TASK REQUIREMENTS :: Write out the material exactly, leaving every picture behind.

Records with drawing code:
■ ■ ■
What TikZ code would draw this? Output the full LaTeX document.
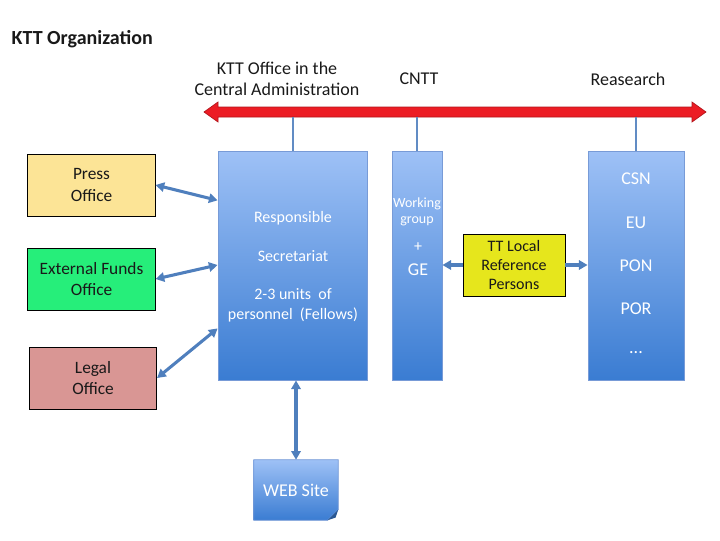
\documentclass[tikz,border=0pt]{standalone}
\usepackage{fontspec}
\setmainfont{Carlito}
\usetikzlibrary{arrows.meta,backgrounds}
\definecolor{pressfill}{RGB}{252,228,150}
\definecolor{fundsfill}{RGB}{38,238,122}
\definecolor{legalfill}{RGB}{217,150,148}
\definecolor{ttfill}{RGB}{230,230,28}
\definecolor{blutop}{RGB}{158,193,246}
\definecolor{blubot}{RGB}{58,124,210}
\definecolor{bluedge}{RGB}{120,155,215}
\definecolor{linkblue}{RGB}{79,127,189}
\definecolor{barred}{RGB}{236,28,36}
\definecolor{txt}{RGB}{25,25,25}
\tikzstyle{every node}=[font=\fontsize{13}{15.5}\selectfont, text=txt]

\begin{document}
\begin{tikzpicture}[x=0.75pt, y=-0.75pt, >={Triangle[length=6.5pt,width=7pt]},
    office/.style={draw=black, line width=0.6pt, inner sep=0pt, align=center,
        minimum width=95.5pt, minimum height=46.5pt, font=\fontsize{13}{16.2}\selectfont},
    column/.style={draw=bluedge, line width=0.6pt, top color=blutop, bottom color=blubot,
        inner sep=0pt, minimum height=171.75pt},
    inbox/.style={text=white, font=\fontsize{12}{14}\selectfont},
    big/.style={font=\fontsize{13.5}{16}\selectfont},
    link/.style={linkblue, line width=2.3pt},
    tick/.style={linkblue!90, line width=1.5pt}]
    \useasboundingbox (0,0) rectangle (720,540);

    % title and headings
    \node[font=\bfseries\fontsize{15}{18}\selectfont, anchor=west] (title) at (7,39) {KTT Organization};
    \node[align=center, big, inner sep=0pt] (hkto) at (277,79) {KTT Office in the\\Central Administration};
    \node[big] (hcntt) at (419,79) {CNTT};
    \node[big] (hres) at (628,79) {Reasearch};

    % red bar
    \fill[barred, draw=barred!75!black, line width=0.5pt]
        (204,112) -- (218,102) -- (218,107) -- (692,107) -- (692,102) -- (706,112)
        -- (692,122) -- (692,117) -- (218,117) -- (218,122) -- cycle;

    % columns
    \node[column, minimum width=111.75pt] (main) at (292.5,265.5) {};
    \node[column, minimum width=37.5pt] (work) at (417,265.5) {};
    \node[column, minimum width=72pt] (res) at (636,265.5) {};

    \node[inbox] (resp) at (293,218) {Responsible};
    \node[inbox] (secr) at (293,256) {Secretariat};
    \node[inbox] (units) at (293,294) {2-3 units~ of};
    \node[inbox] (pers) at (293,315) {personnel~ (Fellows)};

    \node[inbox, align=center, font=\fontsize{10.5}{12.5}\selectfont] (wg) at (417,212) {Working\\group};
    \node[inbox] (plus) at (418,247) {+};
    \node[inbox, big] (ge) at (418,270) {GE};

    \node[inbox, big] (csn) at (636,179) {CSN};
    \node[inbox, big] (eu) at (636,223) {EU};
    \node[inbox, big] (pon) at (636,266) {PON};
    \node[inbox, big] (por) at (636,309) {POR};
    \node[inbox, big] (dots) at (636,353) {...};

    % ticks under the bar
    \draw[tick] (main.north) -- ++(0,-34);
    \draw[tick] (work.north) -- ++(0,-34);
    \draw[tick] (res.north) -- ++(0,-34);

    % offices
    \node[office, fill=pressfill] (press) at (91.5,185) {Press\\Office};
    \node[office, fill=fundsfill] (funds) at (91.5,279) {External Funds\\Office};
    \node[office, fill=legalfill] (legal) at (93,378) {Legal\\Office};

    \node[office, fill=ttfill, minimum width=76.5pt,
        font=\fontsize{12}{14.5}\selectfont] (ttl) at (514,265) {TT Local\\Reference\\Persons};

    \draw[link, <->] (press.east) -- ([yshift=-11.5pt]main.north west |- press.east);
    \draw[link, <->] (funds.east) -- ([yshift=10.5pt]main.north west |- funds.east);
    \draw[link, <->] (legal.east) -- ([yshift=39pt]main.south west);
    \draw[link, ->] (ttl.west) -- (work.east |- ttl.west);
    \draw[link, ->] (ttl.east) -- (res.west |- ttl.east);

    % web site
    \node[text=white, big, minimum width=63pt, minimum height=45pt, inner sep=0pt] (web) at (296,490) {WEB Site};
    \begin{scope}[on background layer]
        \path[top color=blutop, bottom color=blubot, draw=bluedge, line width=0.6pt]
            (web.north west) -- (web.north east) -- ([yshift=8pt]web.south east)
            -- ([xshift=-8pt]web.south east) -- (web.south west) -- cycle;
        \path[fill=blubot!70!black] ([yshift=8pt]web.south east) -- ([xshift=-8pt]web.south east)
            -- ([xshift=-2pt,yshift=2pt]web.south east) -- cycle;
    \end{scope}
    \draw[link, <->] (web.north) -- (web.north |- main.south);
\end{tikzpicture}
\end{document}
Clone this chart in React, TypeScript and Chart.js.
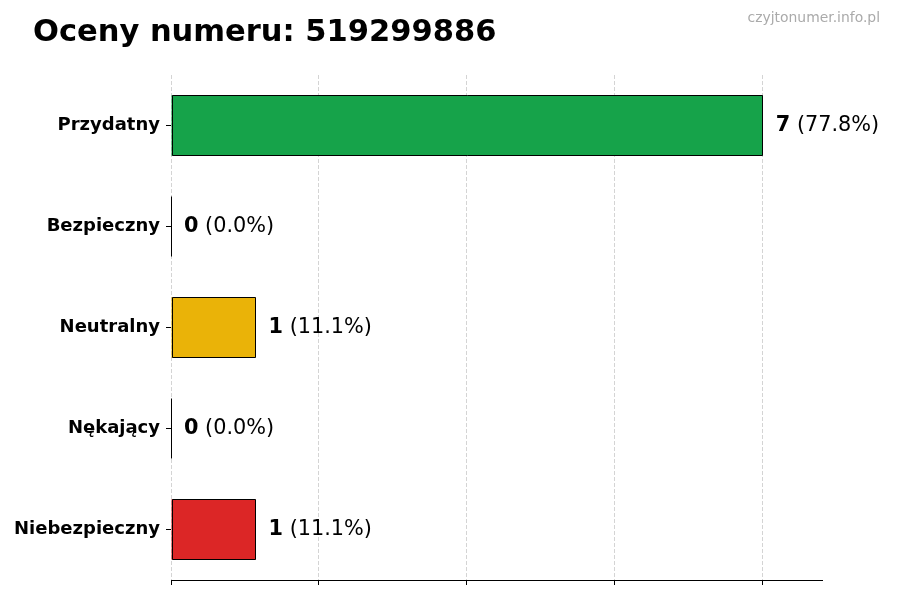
■ ■ ■
SOLVED EXERCISE ::
What TikZ code would draw this? Output the full LaTeX document.
\documentclass[tikz,border=0pt]{standalone}
\usepackage{fontspec}
\setmainfont{Carlito}
\usetikzlibrary{arrows.meta,backgrounds}
\definecolor{pressfill}{RGB}{252,228,150}
\definecolor{fundsfill}{RGB}{38,238,122}
\definecolor{legalfill}{RGB}{217,150,148}
\definecolor{ttfill}{RGB}{230,230,28}
\definecolor{blutop}{RGB}{158,193,246}
\definecolor{blubot}{RGB}{58,124,210}
\definecolor{bluedge}{RGB}{120,155,215}
\definecolor{linkblue}{RGB}{79,127,189}
\definecolor{barred}{RGB}{236,28,36}
\definecolor{txt}{RGB}{25,25,25}
\tikzstyle{every node}=[font=\fontsize{13}{15.5}\selectfont, text=txt]

\begin{document}
\begin{tikzpicture}[x=0.75pt, y=-0.75pt, >={Triangle[length=6.5pt,width=7pt]},
    office/.style={draw=black, line width=0.6pt, inner sep=0pt, align=center,
        minimum width=95.5pt, minimum height=46.5pt, font=\fontsize{13}{16.2}\selectfont},
    column/.style={draw=bluedge, line width=0.6pt, top color=blutop, bottom color=blubot,
        inner sep=0pt, minimum height=171.75pt},
    inbox/.style={text=white, font=\fontsize{12}{14}\selectfont},
    big/.style={font=\fontsize{13.5}{16}\selectfont},
    link/.style={linkblue, line width=2.3pt},
    tick/.style={linkblue!90, line width=1.5pt}]
    \useasboundingbox (0,0) rectangle (720,540);

    % title and headings
    \node[font=\bfseries\fontsize{15}{18}\selectfont, anchor=west] (title) at (7,39) {KTT Organization};
    \node[align=center, big, inner sep=0pt] (hkto) at (277,79) {KTT Office in the\\Central Administration};
    \node[big] (hcntt) at (419,79) {CNTT};
    \node[big] (hres) at (628,79) {Reasearch};

    % red bar
    \fill[barred, draw=barred!75!black, line width=0.5pt]
        (204,112) -- (218,102) -- (218,107) -- (692,107) -- (692,102) -- (706,112)
        -- (692,122) -- (692,117) -- (218,117) -- (218,122) -- cycle;

    % columns
    \node[column, minimum width=111.75pt] (main) at (292.5,265.5) {};
    \node[column, minimum width=37.5pt] (work) at (417,265.5) {};
    \node[column, minimum width=72pt] (res) at (636,265.5) {};

    \node[inbox] (resp) at (293,218) {Responsible};
    \node[inbox] (secr) at (293,256) {Secretariat};
    \node[inbox] (units) at (293,294) {2-3 units~ of};
    \node[inbox] (pers) at (293,315) {personnel~ (Fellows)};

    \node[inbox, align=center, font=\fontsize{10.5}{12.5}\selectfont] (wg) at (417,212) {Working\\group};
    \node[inbox] (plus) at (418,247) {+};
    \node[inbox, big] (ge) at (418,270) {GE};

    \node[inbox, big] (csn) at (636,179) {CSN};
    \node[inbox, big] (eu) at (636,223) {EU};
    \node[inbox, big] (pon) at (636,266) {PON};
    \node[inbox, big] (por) at (636,309) {POR};
    \node[inbox, big] (dots) at (636,353) {...};

    % ticks under the bar
    \draw[tick] (main.north) -- ++(0,-34);
    \draw[tick] (work.north) -- ++(0,-34);
    \draw[tick] (res.north) -- ++(0,-34);

    % offices
    \node[office, fill=pressfill] (press) at (91.5,185) {Press\\Office};
    \node[office, fill=fundsfill] (funds) at (91.5,279) {External Funds\\Office};
    \node[office, fill=legalfill] (legal) at (93,378) {Legal\\Office};

    \node[office, fill=ttfill, minimum width=76.5pt,
        font=\fontsize{12}{14.5}\selectfont] (ttl) at (514,265) {TT Local\\Reference\\Persons};

    \draw[link, <->] (press.east) -- ([yshift=-11.5pt]main.north west |- press.east);
    \draw[link, <->] (funds.east) -- ([yshift=10.5pt]main.north west |- funds.east);
    \draw[link, <->] (legal.east) -- ([yshift=39pt]main.south west);
    \draw[link, ->] (ttl.west) -- (work.east |- ttl.west);
    \draw[link, ->] (ttl.east) -- (res.west |- ttl.east);

    % web site
    \node[text=white, big, minimum width=63pt, minimum height=45pt, inner sep=0pt] (web) at (296,490) {WEB Site};
    \begin{scope}[on background layer]
        \path[top color=blutop, bottom color=blubot, draw=bluedge, line width=0.6pt]
            (web.north west) -- (web.north east) -- ([yshift=8pt]web.south east)
            -- ([xshift=-8pt]web.south east) -- (web.south west) -- cycle;
        \path[fill=blubot!70!black] ([yshift=8pt]web.south east) -- ([xshift=-8pt]web.south east)
            -- ([xshift=-2pt,yshift=2pt]web.south east) -- cycle;
    \end{scope}
    \draw[link, <->] (web.north) -- (web.north |- main.south);
\end{tikzpicture}
\end{document}
Clone this chart in React, TypeScript and Chart.js.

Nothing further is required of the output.